The FCA’s observations follow a 2023 review of the SLL market, which highlighted concerns over market integrity that could impede the development of effective net-zero transition financing and increase the risk of greenwashing. Unlike other forms of labelled debt such as green bonds, which are designated for specific green projects, sustainability-linked debt ties financing terms to an issuer’s achievement of specified sustainability targets, allowing for broader corporate use of capital.
Key issues identified in the 2023 review included weak incentives within SLLs, and the selection of low-ambition sustainability targets and indicators. The FCA also noted potential conflicts of interest, where banks might offer incentives to promote SLLs to meet their sustainable finance goals, potentially leading to acceptance of weak Sustainable Performance Targets (SPTs) and Key Performance Indicators (KPIs).
In its update, the FCA acknowledged improvements following engagement with banks active in the SLL market. Since 2023, the market has matured with better practices and more robust product structures, despite facing market headwinds.
One significant improvement noted by the FCA is the increased relevance and ambition of sustainability targets used in SLLs. The regulator found that KPIs are now more closely aligned with borrowers’ business models, with the market focusing on a few key SPTs that are strategically significant to borrowers.
The FCA also highlighted the growing use of multiple sustainability coordinators in syndicated SLLs, which has led to greater scrutiny of KPIs and SPTs. Stakeholders suggest that active debate within larger forums contributes to more challenging SPTs and better alignment with borrowers’ business models.
Furthermore, the FCA noted instances where banks have used the declassification of SLLs as a sanction when borrowers breach sustainability-linked agreements or when loans no longer meet SLL criteria. This indicates that banks are willing to use a full range of measures to maintain higher standards.

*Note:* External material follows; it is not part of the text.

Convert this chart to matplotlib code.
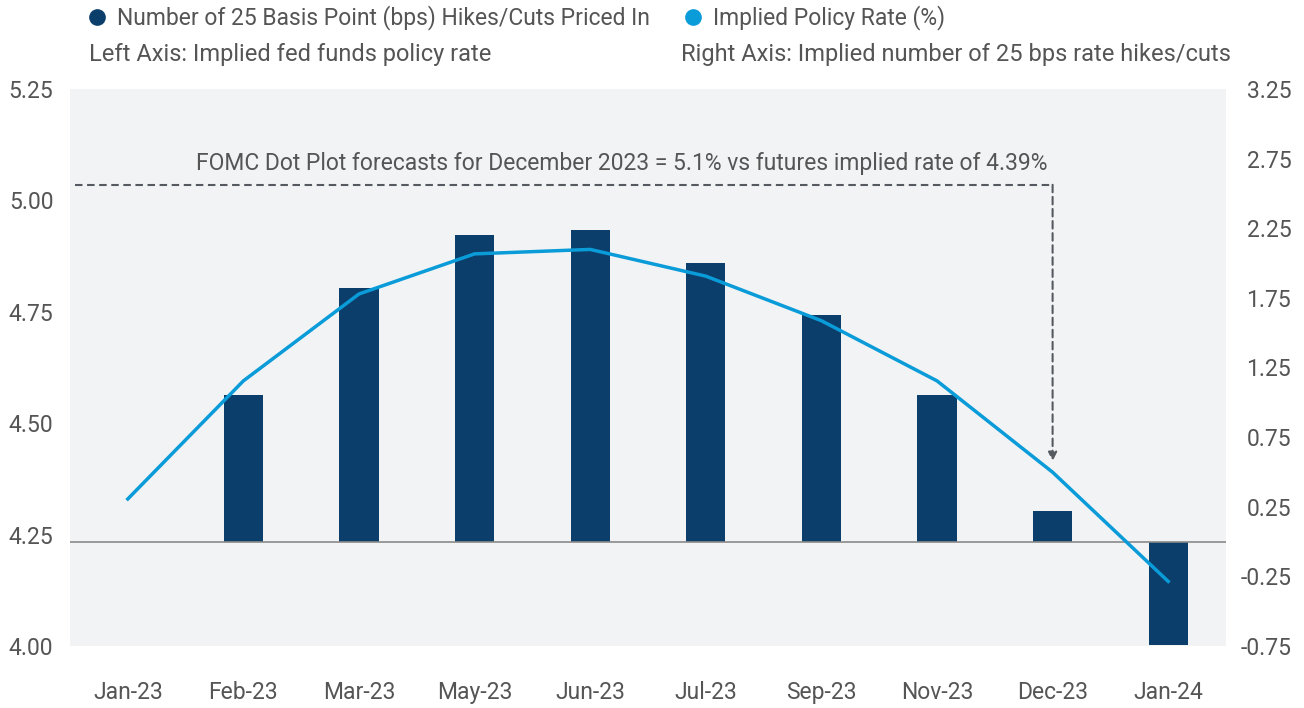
import matplotlib
matplotlib.use("Agg")
import matplotlib.pyplot as plt
from matplotlib.lines import Line2D
import numpy as np

categories = ["Jan-23", "Feb-23", "Mar-23", "May-23", "Jun-23", "Jul-23",
              "Sep-23", "Nov-23", "Dec-23", "Jan-24"]
hikes_priced = [0.0, 1.05, 1.82, 2.20, 2.24, 2.00, 1.63, 1.05, 0.22, -0.74]
implied_rate = [4.33, 4.595, 4.79, 4.88, 4.89, 4.83, 4.73, 4.595, 4.39, 4.145]
left_ticks = [4.00, 4.25, 4.50, 4.75, 5.00, 5.25]
right_ticks = [-0.75, -0.25, 0.25, 0.75, 1.25, 1.75, 2.25, 2.75, 3.25]

BAR = "#0c3e6b"
LINE = "#0a9bd9"
TXT = "#555555"
BG = "#f2f3f5"
DASH = "#555a60"
FS = 16.5

plt.rcParams["font.family"] = ["Roboto", "DejaVu Sans"]

fig = plt.figure(figsize=(13.04, 7.08), dpi=100)
ax = fig.add_axes([70/1304, 1-646/708, (1226-70)/1304, (646-89)/708])
ax2 = ax.twinx()
x = np.arange(len(categories))

# bars on right scale (drawn on the lower axes so the line sits above)
ax.set_facecolor(BG)
ax.bar(x, hikes_priced, width=0.34, color=BAR, zorder=2)
ax.axhline(0, color="#8a8a8a", lw=1.2, zorder=3)
ax.set_ylim(-0.75, 3.25)
ax.set_xlim(-0.5, len(categories)-0.5)
ax.set_xticks(x)
ax.set_xticklabels(categories)
ax.tick_params(axis="x", length=0, pad=25, labelsize=FS, labelcolor=TXT)
for s in ax.spines.values():
    s.set_visible(False)

# line on left scale
ax2.plot(x, implied_rate, color=LINE, lw=2.5, zorder=4)
ax2.set_ylim(4.00, 5.25)
for s in ax2.spines.values():
    s.set_visible(False)

# swap tick sides after twinx
ax.yaxis.tick_right()
ax.set_yticks(right_ticks)
ax.set_yticklabels([f"{v:.2f}" for v in right_ticks])
for lab in ax.get_yticklabels():
    lab.set_horizontalalignment("right")
ax.tick_params(axis="y", which="both", left=False, right=False, labelleft=False,
               labelright=True, length=0, pad=47, labelsize=FS, labelcolor=TXT)

ax2.yaxis.tick_left()
ax2.set_yticks(left_ticks)
ax2.set_yticklabels([f"{v:.2f}" for v in left_ticks])
ax2.tick_params(axis="y", which="both", left=False, right=False, labelleft=True,
                labelright=False, length=0, pad=12, labelsize=FS, labelcolor=TXT)

# annotation: dashed elbow with arrow
ax2.plot([-0.455, 8], [5.035, 5.035], color=DASH, lw=1.5, ls=(0, (3.6, 2.2)), zorder=5)
ax2.annotate("", xy=(8, 4.415), xytext=(8, 5.035),
             arrowprops=dict(arrowstyle="-|>", color=DASH, lw=1.5,
                             linestyle=(0, (3.6, 2.2)), mutation_scale=13,
                             shrinkA=0, shrinkB=0), zorder=5)
ax2.text(7.96, 5.082, "FOMC Dot Plot forecasts for December 2023 = 5.1% vs futures implied rate of 4.39%",
         ha="right", va="center", fontsize=FS, color=TXT)

# legend
handles = [Line2D([], [], ls="none", marker="o", ms=11, color=BAR),
           Line2D([], [], ls="none", marker="o", ms=11, color=LINE)]
fig.legend(handles, ["Number of 25 Basis Point (bps) Hikes/Cuts Priced In",
                     "Implied Policy Rate (%)"],
           loc="center left", bbox_to_anchor=(85.5/1304, 1-18/708), ncol=2,
           frameon=False, fontsize=FS, labelcolor=TXT, handletextpad=0.38,
           columnspacing=1.37, borderpad=0, borderaxespad=0, handlelength=1.0)
fig.text(89/1304, 1-54/708, "Left Axis: Implied fed funds policy rate",
         ha="left", va="center", fontsize=17, color=TXT)
fig.text(681/1304, 1-54/708, "Right Axis: Implied number of 25 bps rate hikes/cuts",
         ha="left", va="center", fontsize=17, color=TXT)

fig.savefig("out.png", dpi=100)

Despite improvements in integrity and credibility, the FCA pointed out that the ambitiousness of pricing mechanisms in SLLs remains low, with minimal margin changes for meeting or missing sustainability targets.
The FCA also identified barriers to scaling the sustainability-linked debt market. For small and medium-sized enterprises (SMEs), the high cost of developing internal reporting frameworks, acquiring external assurance, and large required loan sizes were cited as obstacles to using SLL-based financing.
“There are still barriers to scaling the SLL market and some concerns around incentives, but the improvements we’ve observed are important steps in the development of a credible transition finance ecosystem,” the FCA stated.